§ TASK OBJECTIVE
Pull every line holding the string "seaborn" from the records below.
-------- PROVIDED DATA --------
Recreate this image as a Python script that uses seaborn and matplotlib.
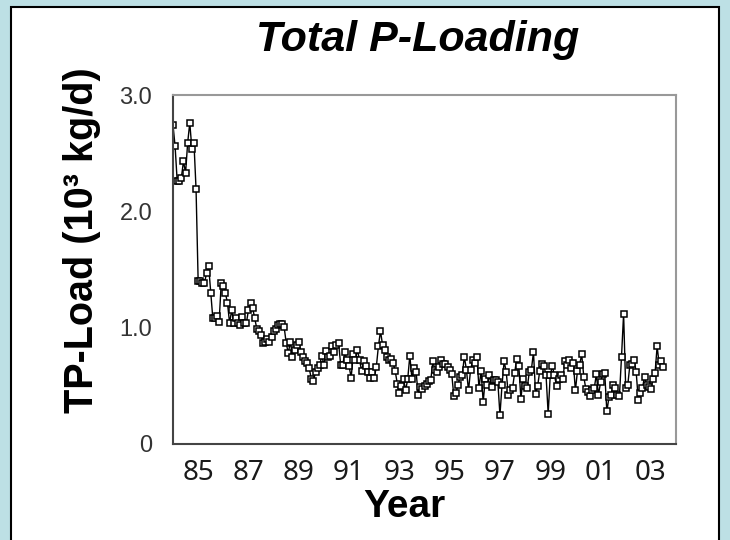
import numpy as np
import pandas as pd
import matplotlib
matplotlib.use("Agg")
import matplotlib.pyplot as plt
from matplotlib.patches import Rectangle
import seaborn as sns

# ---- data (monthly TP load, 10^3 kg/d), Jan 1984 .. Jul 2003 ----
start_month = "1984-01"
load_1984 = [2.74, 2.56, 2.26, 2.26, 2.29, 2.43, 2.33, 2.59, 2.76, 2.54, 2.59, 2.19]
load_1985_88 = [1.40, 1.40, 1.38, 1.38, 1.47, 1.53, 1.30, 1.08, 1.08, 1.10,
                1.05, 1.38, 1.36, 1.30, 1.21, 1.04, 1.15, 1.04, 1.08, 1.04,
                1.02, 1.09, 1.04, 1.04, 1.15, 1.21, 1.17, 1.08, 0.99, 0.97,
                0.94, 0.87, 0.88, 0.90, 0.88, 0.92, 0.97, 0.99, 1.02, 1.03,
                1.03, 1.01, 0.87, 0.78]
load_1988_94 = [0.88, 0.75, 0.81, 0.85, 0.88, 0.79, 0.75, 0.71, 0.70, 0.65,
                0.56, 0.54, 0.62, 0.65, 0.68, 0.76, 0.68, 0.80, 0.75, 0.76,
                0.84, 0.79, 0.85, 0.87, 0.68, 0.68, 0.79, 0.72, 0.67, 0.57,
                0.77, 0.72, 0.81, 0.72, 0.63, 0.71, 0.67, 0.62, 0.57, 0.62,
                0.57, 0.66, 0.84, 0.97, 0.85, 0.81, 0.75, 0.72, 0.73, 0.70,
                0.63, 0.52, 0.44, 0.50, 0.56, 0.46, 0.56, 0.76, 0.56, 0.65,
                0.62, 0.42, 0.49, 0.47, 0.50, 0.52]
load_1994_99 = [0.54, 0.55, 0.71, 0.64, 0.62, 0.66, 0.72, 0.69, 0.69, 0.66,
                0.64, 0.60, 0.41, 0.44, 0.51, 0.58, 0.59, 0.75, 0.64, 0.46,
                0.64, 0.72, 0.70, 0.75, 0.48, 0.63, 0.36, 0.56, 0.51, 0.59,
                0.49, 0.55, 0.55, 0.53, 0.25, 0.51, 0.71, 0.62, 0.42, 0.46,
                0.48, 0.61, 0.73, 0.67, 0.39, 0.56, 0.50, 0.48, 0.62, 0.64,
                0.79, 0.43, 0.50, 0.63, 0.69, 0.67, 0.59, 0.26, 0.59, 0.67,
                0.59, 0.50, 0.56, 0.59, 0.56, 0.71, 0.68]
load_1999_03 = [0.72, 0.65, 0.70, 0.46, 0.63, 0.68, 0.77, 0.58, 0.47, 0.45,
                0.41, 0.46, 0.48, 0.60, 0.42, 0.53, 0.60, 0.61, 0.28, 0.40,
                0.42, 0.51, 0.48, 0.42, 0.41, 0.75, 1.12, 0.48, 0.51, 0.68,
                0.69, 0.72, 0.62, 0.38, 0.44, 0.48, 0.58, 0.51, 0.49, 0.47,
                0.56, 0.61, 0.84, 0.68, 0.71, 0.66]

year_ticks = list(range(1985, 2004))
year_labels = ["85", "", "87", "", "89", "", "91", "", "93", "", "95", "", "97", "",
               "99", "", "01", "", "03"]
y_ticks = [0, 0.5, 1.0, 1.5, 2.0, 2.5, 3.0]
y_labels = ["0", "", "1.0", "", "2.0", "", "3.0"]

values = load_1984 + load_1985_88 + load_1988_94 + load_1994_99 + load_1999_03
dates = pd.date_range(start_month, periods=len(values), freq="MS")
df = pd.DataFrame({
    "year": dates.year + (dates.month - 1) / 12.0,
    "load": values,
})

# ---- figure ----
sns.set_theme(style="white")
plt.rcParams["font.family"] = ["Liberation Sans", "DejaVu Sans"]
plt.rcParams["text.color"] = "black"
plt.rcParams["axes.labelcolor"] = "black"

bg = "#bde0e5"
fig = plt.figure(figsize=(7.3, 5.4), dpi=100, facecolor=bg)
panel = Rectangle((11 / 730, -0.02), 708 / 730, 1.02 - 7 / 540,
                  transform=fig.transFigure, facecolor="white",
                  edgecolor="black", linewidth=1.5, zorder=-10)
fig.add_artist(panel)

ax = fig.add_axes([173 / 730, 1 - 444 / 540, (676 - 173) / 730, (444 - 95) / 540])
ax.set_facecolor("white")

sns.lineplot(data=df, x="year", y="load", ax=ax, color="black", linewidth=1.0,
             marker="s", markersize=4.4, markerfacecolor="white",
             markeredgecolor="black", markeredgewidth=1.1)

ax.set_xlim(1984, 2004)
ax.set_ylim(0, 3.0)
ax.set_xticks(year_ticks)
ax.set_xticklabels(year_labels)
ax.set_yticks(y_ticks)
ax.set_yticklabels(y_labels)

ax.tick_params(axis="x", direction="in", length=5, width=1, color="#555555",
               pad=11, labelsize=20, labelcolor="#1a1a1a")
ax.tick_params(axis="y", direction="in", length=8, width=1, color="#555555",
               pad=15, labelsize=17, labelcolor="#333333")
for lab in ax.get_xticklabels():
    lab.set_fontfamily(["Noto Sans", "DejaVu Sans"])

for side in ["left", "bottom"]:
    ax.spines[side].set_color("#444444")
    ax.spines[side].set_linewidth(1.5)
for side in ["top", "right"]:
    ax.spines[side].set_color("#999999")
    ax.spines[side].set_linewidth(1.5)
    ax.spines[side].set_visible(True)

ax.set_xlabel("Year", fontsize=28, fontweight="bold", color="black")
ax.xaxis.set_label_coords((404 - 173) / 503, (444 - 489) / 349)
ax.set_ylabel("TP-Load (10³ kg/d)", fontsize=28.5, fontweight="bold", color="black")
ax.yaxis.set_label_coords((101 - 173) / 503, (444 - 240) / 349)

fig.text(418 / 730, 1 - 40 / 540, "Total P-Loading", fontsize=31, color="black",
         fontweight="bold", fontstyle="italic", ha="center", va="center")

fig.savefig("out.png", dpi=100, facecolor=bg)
--------
-------- PROVIDED DATA --------
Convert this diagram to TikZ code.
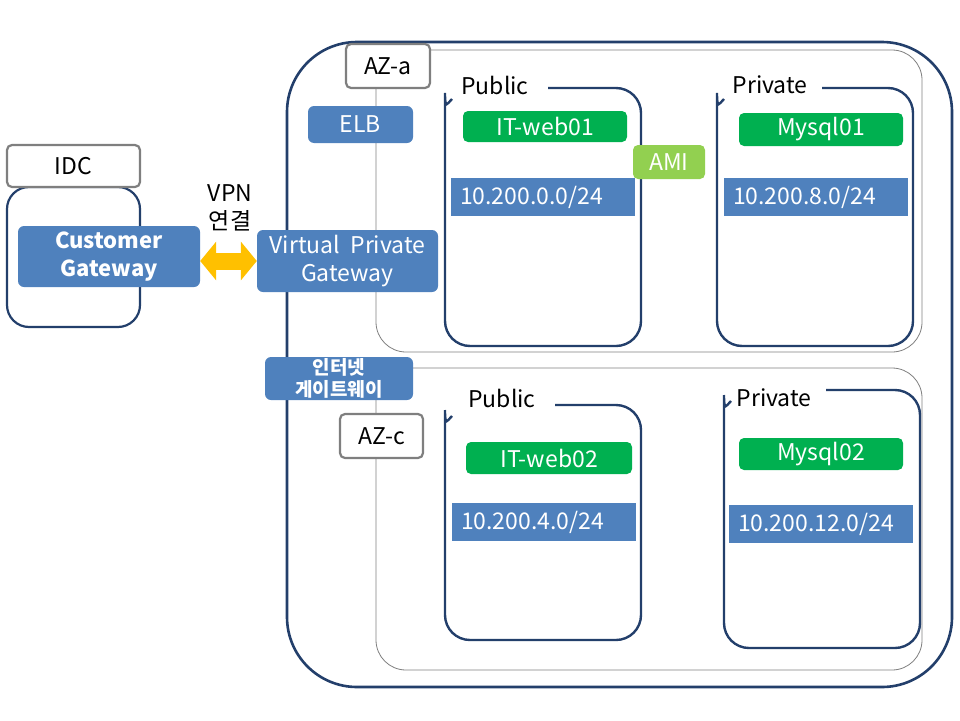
--------
-------- PROVIDED DATA --------
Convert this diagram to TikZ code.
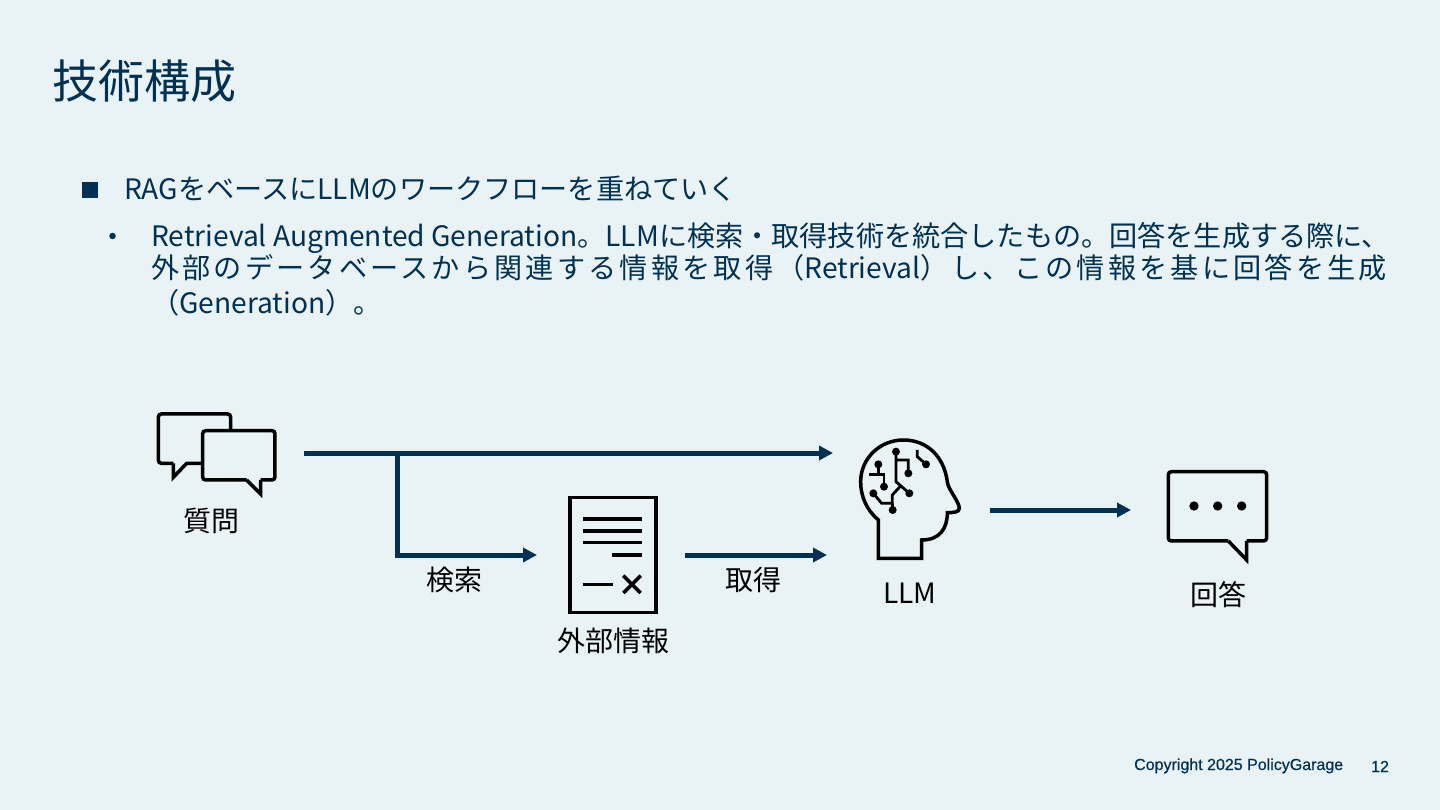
--------
§ THE ANSWER
Recreate this image as a Python script that uses seaborn and matplotlib.
import seaborn as sns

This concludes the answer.